Installation quality matters just as much as tile choice
Even the best tile can disappoint if it is poorly laid. Uneven lines, awkward cuts, bad falls or rushed waterproofing will affect the result far more than whether you chose one shade of grey over another.
That is why practical tile selection should always go hand in hand with proper installation planning. Some tiles are harder to cut cleanly. Some patterns require more labour and precision. Some bathroom layouts need smarter planning to avoid awkward slivers at corners or edges. A good renovation team will raise these issues early, before your tile order turns into an expensive compromise.
At Yada Renovations, that is a big part of how we keep projects simple for homeowners. The goal is not just to help you pick something attractive. It is to make sure the finished bathroom works properly, lasts well and does not create avoidable maintenance headaches.

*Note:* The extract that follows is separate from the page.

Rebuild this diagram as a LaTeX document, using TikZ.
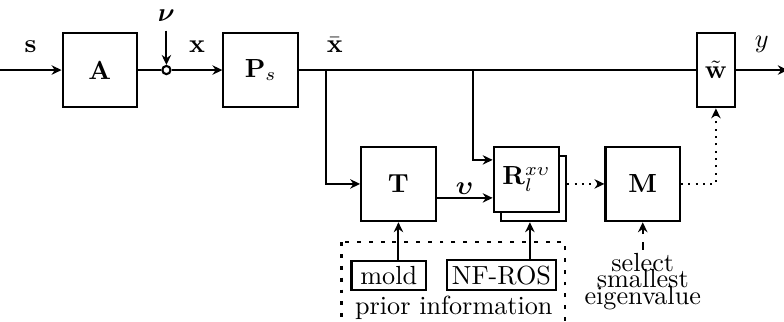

The best tile is the one that suits your everyday life
There is always a temptation to choose tiles based on what looks impressive in photos. Real bathrooms are different. They deal with steam, wet feet, toothpaste splashes, cleaning products and daily use from busy households.
So if you are weighing up two or three options, ask the practical questions first. Will it feel safe when wet? Will it be easy to clean? Does it suit the size of the room? Will it still look right when trends move on? Those answers usually point you towards the better choice.
A bathroom renovation is a big investment, but tile selection does not need to feel complicated. If you keep the focus on safety, function, layout and long-term wear, the right look tends to follow naturally. Choose the tile that will still feel solid on an ordinary Tuesday morning, because that is when good renovation decisions really prove their worth.